Die niederländische Zeitung TROUW erinnert daran, dass bereits seit dem Bürgerkrieg in Syrien entlang nationaler Grenzen Zäune errichtet und vor allem in Mitteleuropa Passkontrollen wieder alltäglich wurden: "Doch der Schritt, den die Bundesregierung nun unternimmt - Kontrollen auf der gesamten Grenzlänge von immerhin 3.700 Kilometern - geht viel weiter. Zudem widerspricht er der europäischen Idee, die seit Jahrzehnten von niemandem mit so viel Enthusiasmus propagiert wurde wie von der Regierung in Berlin. Die Begründung für generelle Grenzkontrollen gibt zu denken. Sie seien notwendig, um illegale Einwanderung, den radikal-islamischen Terrorismus und die internationale Kriminalität zu bekämpfen, heißt es in Berlin. Oder handelt es sich hier nur um politische Panik?", fragt TROUW aus Amsterdam.
Der britische GUARDIAN kritisiert: "Der Glaube der deutschen Regierung, dass sie durch verstärkte Grenzkontrollen die Migration in den Griff bekommen und ihre Wählerstimmen zurückgewinnen kann, ist ein Irrglaube. Die deutsche Regierung schürt nicht nur rassistische Ressentiments in der Gesellschaft und untergräbt die Rechte gefährdeter Gruppen, sondern gefährdet auch die EU selbst. Die Idee einer politischen Gemeinschaft, in der das Recht auf Freizügigkeit über die Grenzen hinweg verankert ist, zerbröckelt vor unseren Augen. Und daran sind nicht die Migranten schuld." Sie hörten einen Kommentar des GUARDIAN aus London.
"Der deutsche Bescheid riskiert, die gesamte Schengen-Zusammenarbeit auf die Probe zu stellen", warnt die schwedische Tageszeitung SYDSVENSKAN: "Kontrollen sollten nicht die Regel, sondern eine Ausnahme sein.
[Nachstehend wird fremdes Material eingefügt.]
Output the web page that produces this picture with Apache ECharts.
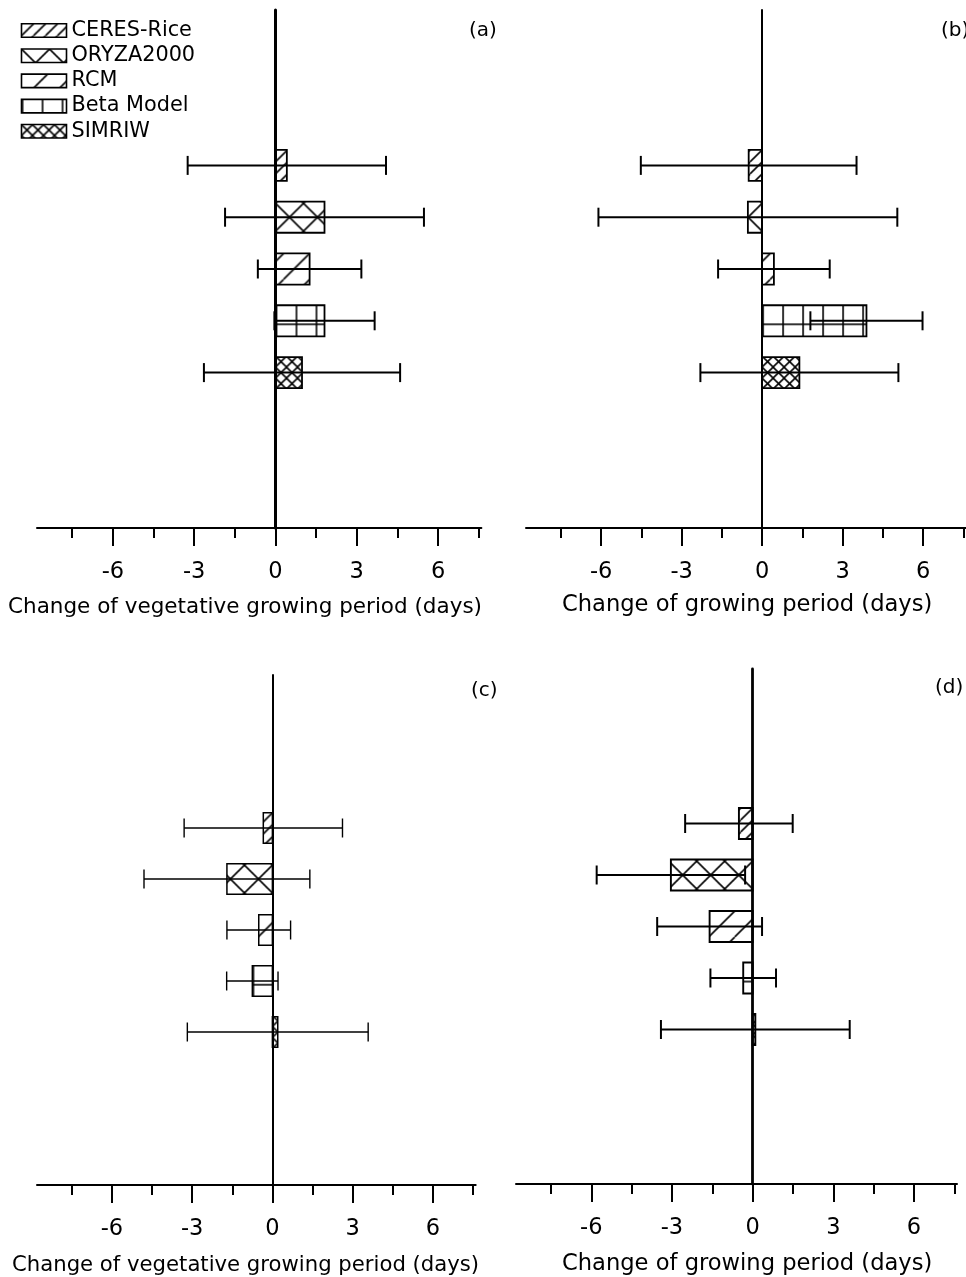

EU-Mitgliedsländer scheinen das aber auf die leichte Schulter zu nehmen. Hier sollte die EU-Kommission ein Machtwort sprechen, damit die Zusammenarbeit nicht richtig ins Wanken gerät", verlangt SYDSVENSKANus Malmö.
Die russische Zeitung NESAWISSIMAJA GASETA blickt auf die Reaktionen in den Nachbarländern: "Die Christdemokraten schlagen vor, Flüchtlinge überhaupt nicht mehr nach Deutschland zu lassen, sondern sie in die Länder zurückzuschicken, in denen sie ursprünglich angekommen sind - was den EU-Staaten rund um Deutschland natürlich überhaupt nicht gefällt. So hat Österreich bereits angekündigt, keine Flüchtlinge aufzunehmen, denen die Einreise nach Deutschland verweigert wird. Und der polnische Premierminister Donald Tusk bezeichnete die deutschen Migrationsinnovationen als 'völlig inakzeptabel'", erinnert NESAWISSIMAJA GASETA aus Moskau.
Die türkische Zeitung EVRENSEL schreibt von einem "Wettlauf der Flüchtlingsfeindlichkeit" und geht konkret auf CDU-Chef Merz ein: "Sein Vorschlag einer sofortigen Abschiebung an der Grenze entbehrt jeder rechtlichen Grundlage. Es ist ein eklatanter Verstoß gegen geltendes Recht. Merz dreht das Ruder immer weiter in Richtung Flüchtlingsfeindlichkeit. Er will der AfD und dem BSW Stimmen wegnehmen. Man muss kein Hellseher sein, um zu erkennen, dass diese harte Oppositionspolitik der AfD mehr nützen wird als der CDU. Denn die Wähler ziehen bekanntlich das Original der Fälschung vor", prophezeit EVRENSEL aus Istanbul.
Zum Schluss ein Gastkommentar aus der französischen Zeitung LE MONDE. Darin ist zu lesen: "Die Reihe von Ankündigungen beendet das Gleichgewicht, das Bundeskanzler Scholz zuvor zu fördern versucht hatte, indem er einerseits die Einbürgerung erleichterte und den Aufenthalt vereinfachte, andererseits aber mehr Abschiebungen forderte. Sie verschiebt das Pendel in Richtung eines stärkeren Rückzugs Deutschlands nach innen. Wäre eine offenere Debatte über den Erfolg der Einwanderung unter Einbindung der Gesellschaft geführt worden, würden wir heute vielleicht nicht einen abrupten Kurswechsel erleben, der weder völlig glaubwürdig noch realistisch erscheint und zudem dazu führt, dass die extreme Rechte gestärkt wird", meint LE MONDE aus Paris. Und damit endet die internationale Presseschau.